Holland cites examples like Lift Station 87, a sewer project that has seen millions of dollars in overages and years of delays, as the basis for her belief.
"We need the vision, we need the leadership, we need the accountability, we need someone who the citizens of Sarasota directly elect and who’s accountable to those citizens," Holland says.
Not everyone agrees.
"One of the problems we have with the specific proposals is that the mayor would serve for four years without an option for a recall, and would have total authority over everything, and he could veto anything the commissioners had to say,” says Sarasota resident Arthur Levin. “[That] would open that individual to a lot of external influences -- money, politics."
Levin says the changes would make the mayor impervious, and he fears the community's interest would be lost. He says that is why the idea has been turned down several times in the past.
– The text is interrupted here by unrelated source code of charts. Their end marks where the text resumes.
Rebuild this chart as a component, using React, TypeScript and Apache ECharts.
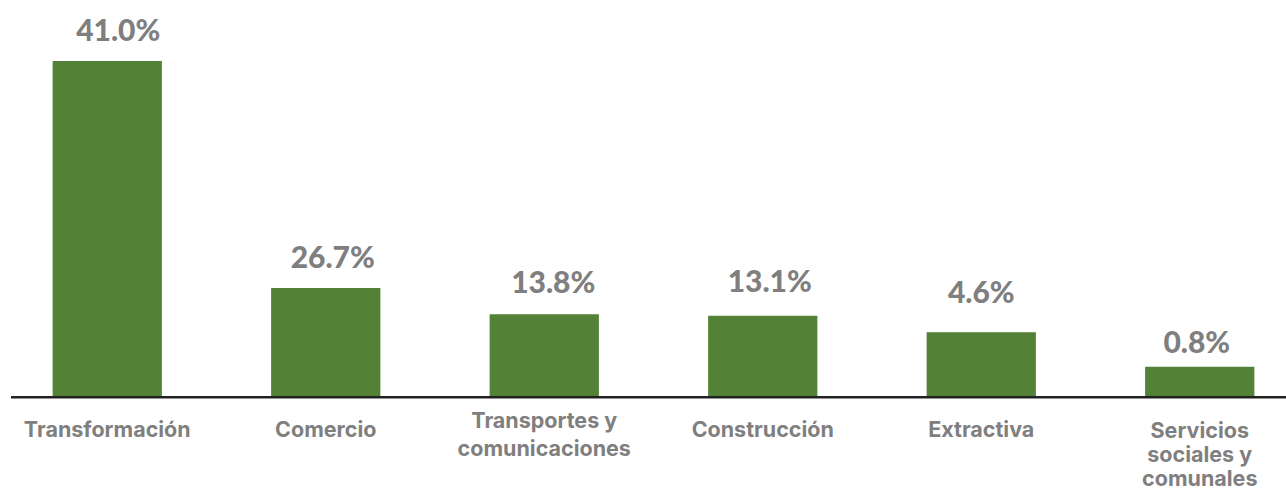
import React, { useEffect, useRef } from "react";
import * as echarts from "echarts";

// Sector categories (x axis)
const categories = [
  "Transformación",
  "Comercio",
  "Transportes y\ncomunicaciones",
  "Construcción",
  "Extractiva",
  "Servicios\nsociales y\ncomunales",
];

// Percentages printed above the bars
const sharePct = [41.0, 26.7, 13.8, 13.1, 4.6, 0.8];

// Bar heights as drawn in the picture (the source chart does not draw them proportionally)
const barHeights = [41.0, 13.3, 10.1, 9.9, 7.9, 3.7];

// Hand-placed label nudges of the source chart (styling only, in px)
const labelNudge: [number, number][] = [
  [11, -1],
  [7, -1],
  [9, -2],
  [7, -5],
  [0, -10],
  [-3, 5],
];

const CAT_FONT = "Inter, 'Noto Sans', sans-serif";
const VAL_FONT = "Lato, 'Noto Sans', sans-serif";
const GREY = "#7f7f7f";
const GREEN = "#538135";

function categoryItem(name: string) {
  const lines = name.split("\n").length;
  if (lines === 2) return { value: name, textStyle: { lineHeight: 28, padding: [-9, 0, 0, 0] } };
  if (lines === 3) return { value: name, textStyle: { lineHeight: 24, padding: [3, 0, 0, 0] } };
  return { value: name };
}

export default function App() {
  const ref = useRef<HTMLDivElement>(null);

  useEffect(() => {
    if (!ref.current) return;
    const chart = echarts.init(ref.current, undefined, { renderer: "svg" });
    chart.setOption({
      animation: false,
      backgroundColor: "#ffffff",
      grid: {
        left: 0,
        right: 0,
        top: 61,
        bottom: 94,
        containLabel: false,
        outerBoundsMode: "none",
      },
      xAxis: {
        type: "category",
        data: categories.map(categoryItem),
        axisLine: { show: false },
        axisTick: { show: false },
        axisLabel: {
          interval: 0,
          margin: 18,
          color: GREY,
          fontFamily: CAT_FONT,
          fontWeight: "bold",
          fontSize: 21.5,
          lineHeight: 28,
          verticalAlign: "top",
        },
      },
      yAxis: {
        type: "value",
        min: 0,
        max: 41,
        show: false,
        splitLine: { show: false },
      },
      series: [
        {
          type: "bar",
          data: barHeights.map((v, i) => ({
            value: v,
            label: { offset: labelNudge[i] },
          })),
          barWidth: "50%",
          itemStyle: { color: GREEN },
          label: {
            show: true,
            position: "top",
            distance: 16,
            color: GREY,
            fontFamily: VAL_FONT,
            fontWeight: 900,
            fontSize: 30,
            formatter: (p: any) => sharePct[p.dataIndex].toFixed(1) + "%",
          },
        },
      ],
      graphic: [
        {
          type: "line",
          shape: { x1: 13, y1: 397.3, x2: 1290, y2: 397.3 },
          style: { stroke: "#222222", lineWidth: 2.6 },
          z: 100,
        },
      ],
    });
    return () => chart.dispose();
  }, []);

  return (
    <div
      style={{
        position: "fixed",
        left: 0,
        top: 0,
        width: 1286,
        height: 491,
        overflow: "hidden",
        background: "#fff",
      }}
    >
      <div ref={ref} style={{ position: "absolute", left: -2, top: 0, width: 1311, height: 491 }} />
    </div>
  );
}
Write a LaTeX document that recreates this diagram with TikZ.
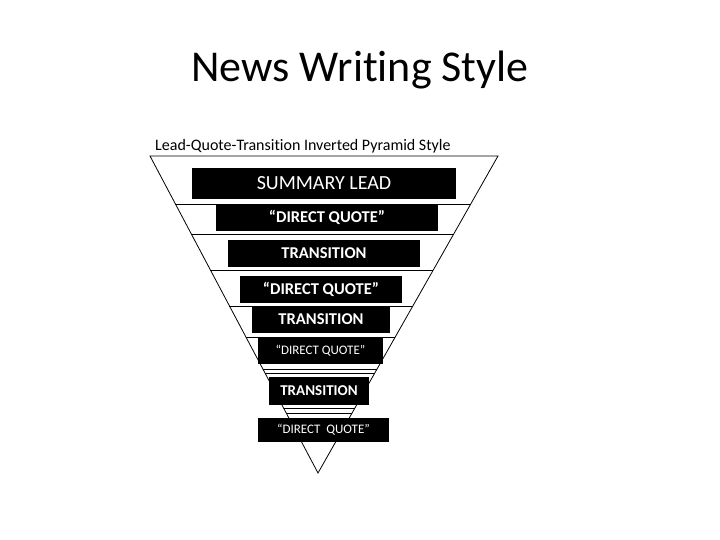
\documentclass[tikz,border=0pt]{standalone}
\usepackage{fontspec}
\setmainfont[Ligatures={NoCommon}]{Carlito}
\usetikzlibrary{positioning,calc}

\begin{document}
\begin{tikzpicture}[x=1pt,y=-1pt,
      band/.style={fill=black,text=white,inner sep=0pt},
      bigtxt/.style={font=\fontsize{20}{22}\selectfont},
      boldtxt/.style={font=\fontsize{16.5}{18}\selectfont\bfseries},
      smalltxt/.style={font=\fontsize{13}{15}\selectfont},
      edge/.style={line width=0.8pt,color=black}]
    \useasboundingbox (0,0) rectangle (720,540);
    % headings
    \node[font=\fontsize{44}{50}\selectfont,anchor=base] (title) at (360,82) {News Writing Style};
    \node[font=\fontsize{16}{18}\selectfont,anchor=base west,inner sep=0pt] (sub) at (155,151)
      {Lead-Quote-Transition Inverted Pyramid Style};
    % inverted pyramid
    \coordinate (tl) at (150,156);
    \coordinate (tr) at (498,156);
    \coordinate (apex) at (318,473);
    \draw[edge] (tl) -- (tr) -- (apex) -- cycle;
    % layer dividers
    \foreach \y in {204,234,270,306,337,369,373,408,413} {
      \draw[edge] ($(tl)!{(\y-156)/317}!(apex)$) -- ($(tr)!{(\y-156)/317}!(apex)$);
    }
    % layers
    \node[band,bigtxt,minimum width=264pt,minimum height=31pt] (lead) at (324,183.5) {SUMMARY LEAD};
    \node[band,boldtxt,minimum width=222pt,minimum height=27pt] (quoteA) at (327,217.5) {“DIRECT QUOTE”};
    \node[band,boldtxt,minimum width=192pt,minimum height=27pt] (transA) at (324,253.5) {TRANSITION};
    \node[band,boldtxt,minimum width=162pt,minimum height=27pt] (quoteB) at (321,289.5) {“DIRECT QUOTE”};
    \node[band,boldtxt,minimum width=138pt,minimum height=27pt] (transB) at (321,319.5) {TRANSITION};
    \node[band,smalltxt,minimum width=125pt,minimum height=26pt] (quoteC) at (320.5,351) {“DIRECT QUOTE”};
    \node[band,font=\fontsize{15}{17}\selectfont\bfseries,minimum width=100pt,minimum height=28pt] (transC) at (319,391) {TRANSITION};
    \node[band,smalltxt,minimum width=131pt,minimum height=24pt] (quoteD) at (323.5,430) {“DIRECT\ \ QUOTE”};
  \end{tikzpicture}
\end{document}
"It had come to the voters twice before and it had been soundly rejected,” he says. “Not just marginally -- nobody wanted it."
In addition to voters rejecting previous elected mayor proposals, city commissioners have also voted down the idea on several occasions.
"I’m not a believer in one individual having that much power,” says current Mayor Willie Shaw. “The process that we presently have works well and continues to work well, and the city of Sarasota is a vibrant city."
Still, "It’s Time Sarasota" members stand by their efforts.
"What the opposition is trying to do is instill fear of the worst case scenario,” Holland says. “We like to think that you centrally have as equal of a chance of getting someone in there that can do really great things and bring the community together."
"It’s Time" members say they currently have more than 2,000 completed petitions, and they hope to soon have enough signatures to get the proposed charter change added to ballot for the November 2014 election before the deadline of August 7.